For two weeks, New Harmony was alive with meetings and drafting sessions culminating on February 5 with the adoption of the constitution of the New Harmony Community of Equality. Its preamble echoed the Declaration of Independence: 'When a number of the human family associate in principles which do not yet influence the rest of the world, a due regard to the opinions of others requires a public declaration of the object of their association, of their principles, and of their intentions.'
Apparently, however, the constitution was not pleasing to everyone. Within days, one group, discontent with Owen's antireligious views, broke away and formed an independent community on land that Owen agreed to lease or sell to them.
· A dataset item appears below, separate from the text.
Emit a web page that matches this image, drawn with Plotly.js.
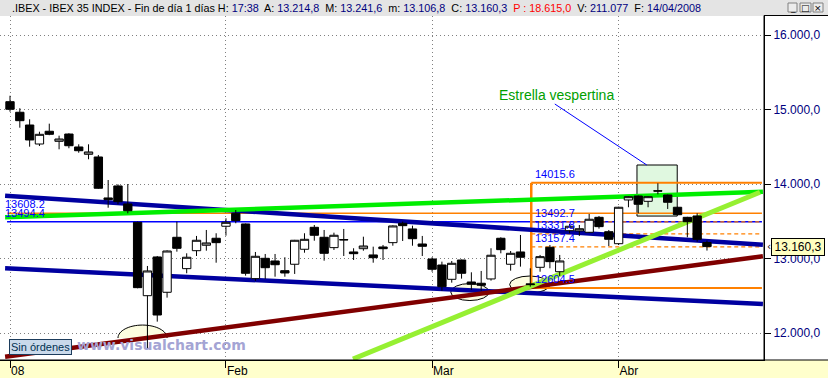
<!DOCTYPE html>
<html><head><meta charset="utf-8">
<script src="https://cdn.plot.ly/plotly-3.0.1.min.js"></script>
<style>html,body{margin:0;padding:0;background:#fff;}#chart{width:828px;height:378px;}</style>
</head><body><div id="chart"></div><script>
// ---- data ----
const dates = [
 '2008-01-02','2008-01-03','2008-01-04','2008-01-07','2008-01-08','2008-01-09','2008-01-10','2008-01-11','2008-01-14','2008-01-15','2008-01-16','2008-01-17','2008-01-18','2008-01-21','2008-01-22','2008-01-23','2008-01-24','2008-01-25','2008-01-28','2008-01-29','2008-01-30','2008-01-31',
 '2008-02-01','2008-02-04','2008-02-05','2008-02-06','2008-02-07','2008-02-08','2008-02-11','2008-02-12','2008-02-13','2008-02-14','2008-02-15','2008-02-18','2008-02-19','2008-02-20','2008-02-21','2008-02-22','2008-02-25','2008-02-26','2008-02-27','2008-02-28','2008-02-29',
 '2008-03-03','2008-03-04','2008-03-05','2008-03-06','2008-03-07','2008-03-10','2008-03-11','2008-03-12','2008-03-13','2008-03-14','2008-03-17','2008-03-18','2008-03-19','2008-03-20','2008-03-25','2008-03-26','2008-03-27','2008-03-28','2008-03-31',
 '2008-04-01','2008-04-02','2008-04-03','2008-04-04','2008-04-07','2008-04-08','2008-04-09','2008-04-10','2008-04-11','2008-04-14'];
const open  = [15105,14963,14792,14537,14708,14573,14671,14497,14399,14363,13813,13974,13732,13486,12501,13021,12547,13285,12864,13105,13178,13272,
 13433,13607,13464,12730,13003,12967,12837,12923,13124,13419,13285,13146,13255,13088,13132,13048,13155,13213,13473,13397,13195,
 12994,12913,12721,12980,12685,12668,12726,13272,12923,13088,12660,12882,13151,12823,13374,13370,13352,13553,13360,
 13199,13786,13839,13768,13910,13853,13688,13553,13571,13214.8];
const high  = [15185,15017,14869,14702,14810,14649,14681,14533,14533,14390,14054,13996,14000,13495,12900,13034,13110,13495,13070,13303,13383,13339,
 13540,13651,13470,13088,13061,13061,13017,13250,13339,13450,13383,13347,13397,13138,13293,13159,13182,13445,13495,13441,13303,
 13017,12958,12967,12985,12815,12833,13138,13285,13101,13316,12869,13048,13182,13048,13464,13450,13598,13571,13383,
 13695,13835,13845,13835,14010,13860,13695,13560,13607,13241.6];
const low   = [14971,14756,14501,14510,14655,14466,14480,14420,14332,13935,13682,13728,13607,12600,11786,12153,12475,13092,12802,13034,13105,12944,
 13307,13473,12770,12699,12726,12756,12756,12793,13078,13239,12971,13115,13034,12980,13105,12944,12980,13172,13235,13172,13034,
 12823,12568,12676,12730,12578,12568,12703,13070,12837,12891,12622,12823,12869,12766,13339,13303,13345,13401,13168,
 13182,13688,13607,13688,13862,13665,13580,13285,13226,13106.8];
const close = [15003,14850,14591,14667,14667,14604,14514,14447,14430,13943,13790,13763,13642,12609,12833,12242,13101,13137,13017,13245,13209,13213,
 13486,13508,12802,13030,12877,12917,12806,13245,13258,13312,13070,13312,13250,13065,13168,13011,13132,13437,13441,13266,13164,
 12856,12622,12936,12802,12654,12641,13044,13119,13070,13017,12650,13025,12958,12967,13433,13400,13527,13428,13258,
 13688,13830,13728,13830,13905,13755,13588,13494,13258,13160.3];
const monthStarts = ['2008-01-02','2008-02-01','2008-03-03','2008-04-01'];
const monthLabels = ['08','Feb','Mar','Abr'];
const priceTicks = [12000,13000,14000,15000,16000];
const fiboLevels = [14015.6,13492.7,13331.8,13157.4,12604.5];
const fiboDash   = ['solid','dash','dash','dash','solid'];
const resistLevel = 13608.2;   // orange full-width line
const pivotLevel  = 13494.4;   // thin blue full-width line
const lastClose   = 13160.3;
// trend lines: [index start, price start, index end, price end]
const trendUpperBlue = [-0.5,13843,76.7,13185];
const trendLowerBlue = [-0.5,12868,76.7,12388];
const trendGreen     = [-0.5,13553,76.7,13895];
const trendMaroon    = [-0.5,11682,76.7,13030];
const trendLightGrn  = [34.94,11651,76.4,13890];
const fiboStartIdx = 53.1, fiboEndIdx = 76.6;
const starBox = [63.87,13570,67.97,14255];     // "Estrella vespertina" box
const starNote = [55.2,15074];                 // start of the pointer line

// ---- layout helpers (pixel -> paper) ----
const W = 764, H = 344, B = 360;
const px = p => p / W;
const py = p => (B - p) / H;
const xIdx = dates.map((d, i) => i);
const tickIdx = monthStarts.map(d => dates.indexOf(d));

const trace = {
  type: 'candlestick', x: xIdx, open: open, high: high, low: low, close: close,
  increasing: {line: {color: '#000000', width: 1}, fillcolor: '#ffffff'},
  decreasing: {line: {color: '#000000', width: 1}, fillcolor: '#000000'},
  whiskerwidth: 0, hoverinfo: 'skip', showlegend: false
};

const shapes = [];
function seg(t, color, width, dash, layer) {
  shapes.push({type: 'line', xref: 'x', yref: 'y', x0: t[0], y0: t[1], x1: t[2], y1: t[3],
    line: {color: color, width: width, dash: dash || 'solid'}, layer: layer || 'between'});
}
// decorations in paper space
shapes.push({type: 'rect', xref: 'paper', yref: 'paper', x0: 0, x1: px(828), y0: py(16), y1: py(0),
  fillcolor: '#e4e4e4', line: {width: 0}, layer: 'below'});
shapes.push({type: 'rect', xref: 'paper', yref: 'paper', x0: 0, x1: px(828), y0: py(378), y1: py(360),
  fillcolor: '#ffffcc', line: {width: 0}, layer: 'below'});
shapes.push({type: 'line', xref: 'paper', yref: 'paper', x0: 0, x1: px(828), y0: 0, y1: 0,
  line: {color: '#000', width: 1}, layer: 'above'});
shapes.push({type: 'line', xref: 'paper', yref: 'paper', x0: 1, x1: px(828), y0: py(15.5), y1: py(15.5),
  line: {color: '#000', width: 1}, layer: 'above'});
shapes.push({type: 'line', xref: 'paper', yref: 'paper', x0: 1, x1: 1, y0: py(15.5), y1: 0,
  line: {color: '#000', width: 1}, layer: 'above'});
// window buttons
[[788,797],[800,811],[813,823]].forEach(b => shapes.push({type: 'rect', xref: 'paper', yref: 'paper',
  x0: px(b[0]), x1: px(b[1]), y0: py(12), y1: py(3), fillcolor: '#ececec', line: {color: '#808080', width: 1}, layer: 'above'}));
// star box
shapes.push({type: 'rect', xref: 'x', yref: 'y', x0: starBox[0], y0: starBox[1], x1: starBox[2], y1: starBox[3],
  fillcolor: '#e0f8e0', line: {color: '#000', width: 1}, layer: 'between'});
// ellipses
shapes.push({type: 'circle', xref: 'x', yref: 'y', x0: 44.9, x1: 48.8, y0: 12436, y1: 12664,
  fillcolor: '#fdfde0', line: {color: '#000', width: 1}, layer: 'between'});
shapes.push({type: 'circle', xref: 'x', yref: 'y', x0: 50.9, x1: 55.0, y0: 12537, y1: 12765,
  fillcolor: '#fdfde0', line: {color: '#000', width: 1}, layer: 'between'});
(function(){ const x0 = 11.0, x1 = 16.0, yb = 11933, yt = 12107, k = 0.5523;
  const cx = (x0 + x1) / 2, rx = (x1 - x0) / 2, h = yt - yb;
  shapes.push({type: 'path', xref: 'x', yref: 'y', layer: 'between', fillcolor: '#fdfde0', line: {color: '#000', width: 1},
    path: `M${x0},${yb} C${x0},${yb + k*h} ${cx - k*rx},${yt} ${cx},${yt} C${cx + k*rx},${yt} ${x1},${yb + k*h} ${x1},${yb}`});
})();
// horizontal levels
seg([-0.3, pivotLevel, 76.6, pivotLevel], '#0000ff', 1.5);
seg([-0.3, resistLevel, 76.6, resistLevel], '#ff8000', 1.5);
fiboLevels.forEach((v, i) => seg([fiboStartIdx, v, fiboEndIdx, v], '#ff8000', fiboDash[i] === 'solid' ? 2 : 1.2, fiboDash[i] === 'solid' ? 'solid' : '4px,3px'));
seg([fiboStartIdx, fiboLevels[0], fiboStartIdx, fiboLevels[4]], '#ff8000', 2.5);
// trend lines
seg(trendLowerBlue, '#0000a0', 4.5);
seg(trendUpperBlue, '#0000a0', 4.5);
seg(trendGreen, '#00ee00', 4.5);
seg(trendMaroon, '#800000', 4.5);
seg(trendLightGrn, '#96f032', 5);
seg([starNote[0] + 0.3, starNote[1], starBox[0] + 1.0, starBox[3]], '#0000ff', 1, 'solid');

const lblFont = {family: 'Liberation Sans, Arial, sans-serif', size: 11, color: '#0000ff'};
const annotations = [];
fiboLevels.forEach(v => annotations.push({xref: 'x', yref: 'y', x: fiboStartIdx + 0.3, y: v, yshift: 2, text: v.toFixed(1),
  showarrow: false, xanchor: 'left', yanchor: 'bottom', font: lblFont, borderpad: 0}));
[resistLevel, pivotLevel].forEach(v => annotations.push({xref: 'x', yref: 'y', x: -0.6, y: v, yshift: 2, text: v.toFixed(1),
  showarrow: false, xanchor: 'left', yanchor: 'bottom', font: lblFont, borderpad: 0}));
annotations.push({xref: 'x', yref: 'y', x: starNote[0] + 0.5, y: starNote[1], yshift: -1, text: 'Estrella vespertina', showarrow: false,
  xanchor: 'center', yanchor: 'bottom', font: {family: 'Liberation Sans, Arial, sans-serif', size: 14, color: '#00a000'}});
// last price tag
annotations.push({xref: 'paper', yref: 'y', x: px(771), y: lastClose, text: '13.160,3', showarrow: false, xanchor: 'left', yanchor: 'middle',
  bgcolor: '#ffffc0', bordercolor: '#000', borderwidth: 1, borderpad: 1, width: 50,
  font: {family: 'Liberation Sans, Arial, sans-serif', size: 12, color: '#000'}});
annotations.push({xref: 'paper', yref: 'y', x: px(765), y: lastClose, text: '‹', showarrow: false, xanchor: 'left', yanchor: 'middle',
  font: {family: 'DejaVu Sans, sans-serif', size: 10, color: '#000'}});
// header (one line, mixed colours)
const nv = s => `<span style="color:#000080">${s}</span>`;
const hdrText = '.IBEX - IBEX 35 INDEX - Fin de día 1 días H: ' + nv('17:38') + '  A: ' + nv('13.214,8') +
  '  M: ' + nv('13.241,6') + '  m: ' + nv('13.106,8') + '  C: ' + nv('13.160,3') +
  '  <span style="color:#ff0000">P : 18.615,0</span>  V: ' + nv('211.077') + '  F: ' + nv('14/04/2008');
annotations.push({xref: 'paper', yref: 'paper', x: px(11), y: py(8), text: hdrText, showarrow: false,
  xanchor: 'left', yanchor: 'middle', borderpad: 0, font: {family: 'Liberation Sans, Arial, sans-serif', size: 10.8, color: '#000'}});
// window button glyphs
[[792.5, '_'], [805.5, '□'], [818, '×']].forEach(g => annotations.push({xref: 'paper', yref: 'paper', x: px(g[0]), y: py(7.5), text: g[1],
  showarrow: false, xanchor: 'center', yanchor: 'middle', borderpad: 0, font: {family: 'DejaVu Sans, sans-serif', size: 9, color: '#000'}}));
// status box and watermark
annotations.push({xref: 'paper', yref: 'paper', x: px(9), y: py(347), text: 'Sin órdenes', showarrow: false, xanchor: 'left', yanchor: 'middle',
  bgcolor: '#c9d9ea', bordercolor: '#1c3c5c', borderwidth: 1, borderpad: 1,
  font: {family: 'Liberation Sans, Arial, sans-serif', size: 11, color: '#003050'}});
annotations.push({xref: 'paper', yref: 'paper', x: px(75), y: py(345), text: '<b>www.visualchart.com</b>', showarrow: false, xanchor: 'left', yanchor: 'middle',
  font: {family: 'DejaVu Sans, sans-serif', size: 14, color: '#a4a4d4'}});

const layout = {
  width: 828, height: 378, margin: {l: 0, r: 64, t: 16, b: 18, pad: 0},
  paper_bgcolor: '#ffffff', plot_bgcolor: 'rgba(0,0,0,0)', separators: ',.',
  showlegend: false, boxgap: 0.15, boxgroupgap: 0, hovermode: false,
  xaxis: {range: [-1.019, 76.81], tickmode: 'array', tickvals: tickIdx, ticktext: monthLabels,
    ticks: 'outside', ticklen: 7, tickcolor: '#000', tickwidth: 1, ticklabelposition: 'outside right',
    showgrid: true, gridcolor: '#808080', griddash: '1px,3px', gridwidth: 1,
    showline: true, linecolor: '#000', linewidth: 1, zeroline: false, rangeslider: {visible: false},
    tickfont: {family: 'Liberation Sans, Arial, sans-serif', size: 12, color: '#000'}, fixedrange: true},
  yaxis: {side: 'right', range: [11638, 16255], tickmode: 'array', tickvals: priceTicks, tickformat: ',.1f',
    ticks: 'outside', ticklen: 6, tickcolor: '#000', showgrid: true, gridcolor: '#808080', griddash: '1px,3px', gridwidth: 1,
    showline: true, linecolor: '#000', linewidth: 1, zeroline: false,
    tickfont: {family: 'Liberation Sans, Arial, sans-serif', size: 12, color: '#000080'}, fixedrange: true},
  shapes: shapes, annotations: annotations
};
Plotly.newPlot('chart', [trace], layout, {staticPlot: true, displayModeBar: false});
</script></body></html>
They called their community 'Macluria,' although Maclure himself was not among them, and he was no less a nonbelievel than Owen. In the main community, after two weeks the populace despaired that the new constitution sufficed to set them on a sound course. so the governing committee unanimously voted to give Owen dictatorial powers for a year. A month later, another split ensued and a third community was formed, taking the name 'Feiba Peveli.'
This peculiar name derived from an invention of the architect Steadman Whitwell. He found it confusing that so many places in America were named Washington, and troubling that the name of a place told nothing of its whereabouts. To remedy this, he devised a new system of geographic notation in which each degree of longitude or latitude received an alphabetic designation. Whitwell ingeniously assigned consonants and vowels in such a way as to assure that each place would be pronounceable. By his system London became 'Lafa Vovutu,' Pittsburgh 'Otfu Veitoup,' and the site of community number three at New Harmony came out as 'Feiba Peveli.' When challenged about the lack of euphony of his system, Whitwell responded that his place names were a breeze compared with the name of a nearby Indian chief, known as 'Occoneocoglecoco cachecachecodungo.'
In the main community, Owen undertook a reorganization designed to elicit more work and responsibility from the members. The new constitution contained a provision reminiscent of Owen's 'silent monitors' at New Lanark. A record was to be kept of 'the Intendants opinion of the daily character of each person attached to their Occupation.' Then, at public meetings each Sunday, Owen would read aloud the character ratings and the amount of work performed by each member of the society.